Months before we arrived, we’d decided to teach about the story of Lazarus rising from the dead. Miriam came up with the slogan, “Jesus has the power to give life,” complete with actions, of course.

What we didn’t know was that 2022 had brought no less than ten deaths to this community. As I was writing this article, I called the local Aboriginal Land Council to ask some questions about the history of Ngaru Village and Hillcrest in Maclean. A defensive voice answered the phone. After a few back-and-forths, the woman on the phone softened. “Sorry, we can’t help you today. We’re just all about to head to a wake. There’s been a bunch of deaths in our community.”

One Aunty we spoke to had lost her husband, amongst many other friends and relatives. “He died on Australia Day.

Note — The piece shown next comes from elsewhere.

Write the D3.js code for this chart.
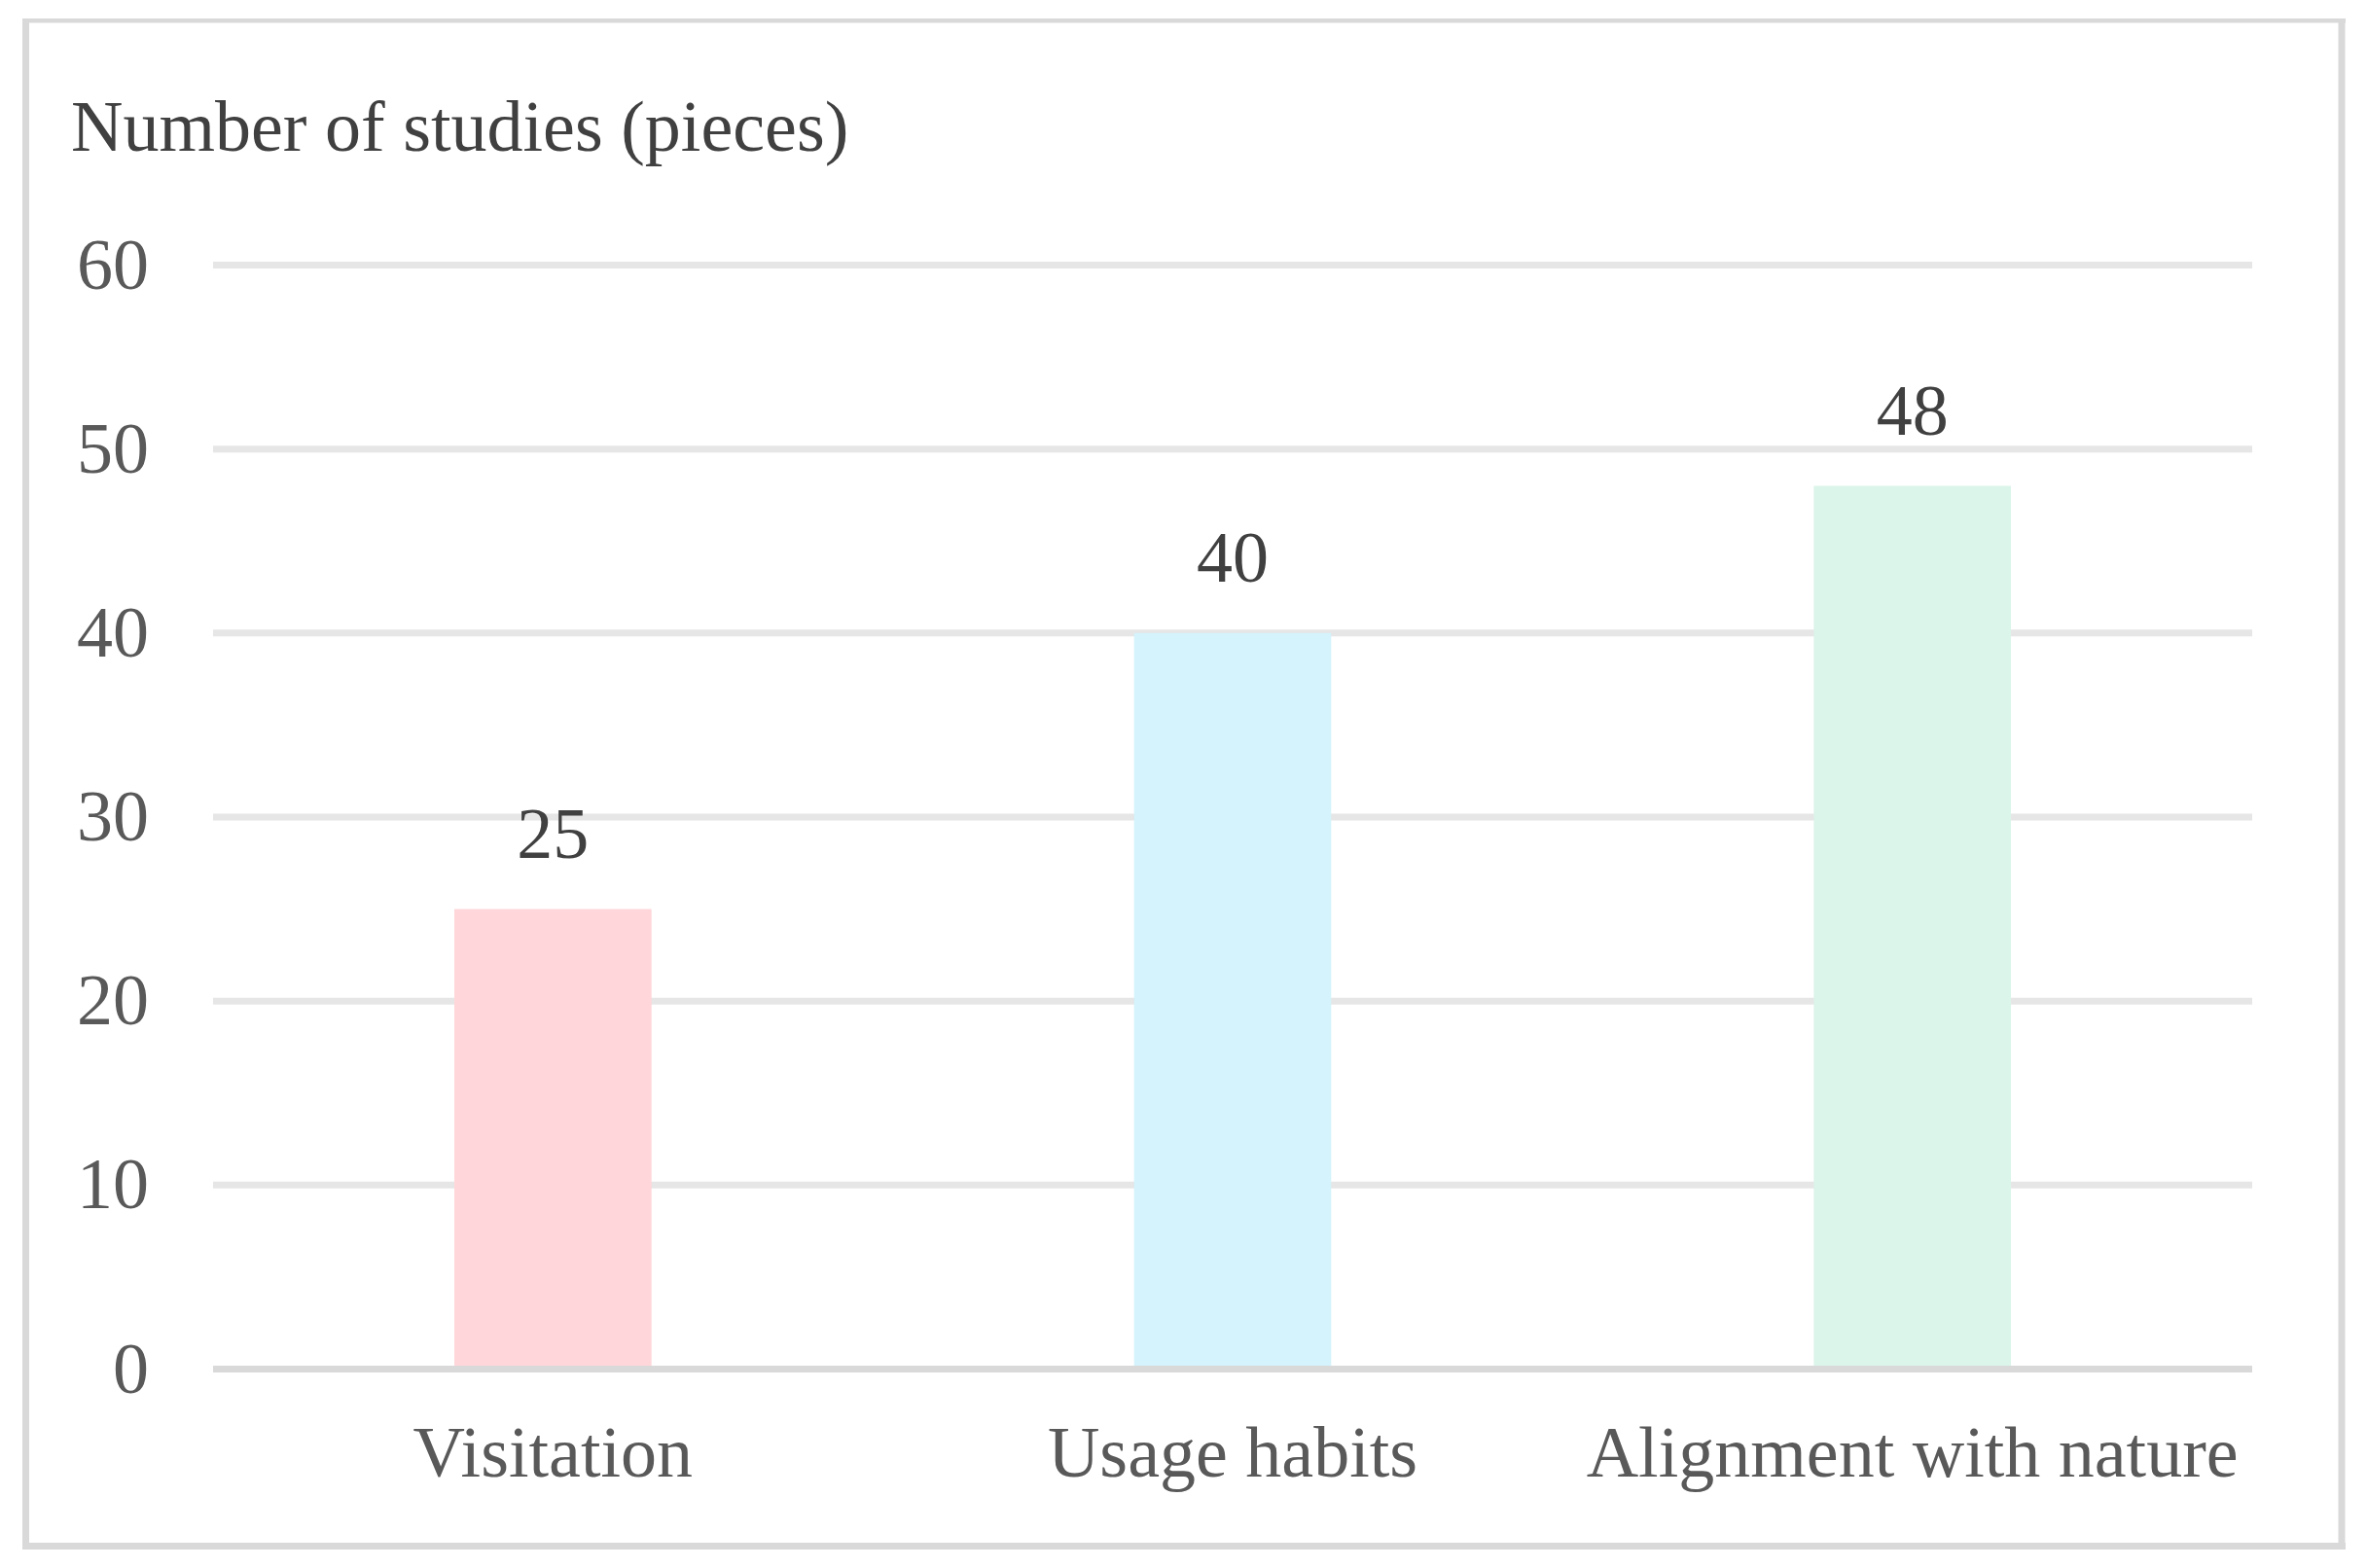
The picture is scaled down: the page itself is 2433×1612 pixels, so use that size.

He knows how to pick ’em, that day of all days.” We asked about her health. “Yeah, there’s been two deaths recently. But everything comes in threes, you know?” I was glad I had my sunglasses on at that moment.

Our slogan, “Jesus has the power to give life,” took on a new shape after this news. As the kids arrived at the program each morning, I wondered how they were processing the deaths of so many elders and role models, Aunties and Uncles. As we told them that God’s word said that life beyond death is real and on offer, the need for this message was fresh in the air.

We continued a relationship with this community that many others before us have cultivated with care and love.

Looking back now at the week, I’m still not quite sure what it achieved. There were no miraculous penny-drop moments for kids. No one “came to know Christ” (that we knew of, anyway). But we did show up. We played, we visited, we fed, we listened. We continued a relationship with this community that many others before us have cultivated with care and love.

At first, this was observable through the unquestioning trust they had in us with their kids. Later on, you could see it in a 20-something mother, dancing along to the song Who’s the King of the Jungle?, still knowing all the actions by heart.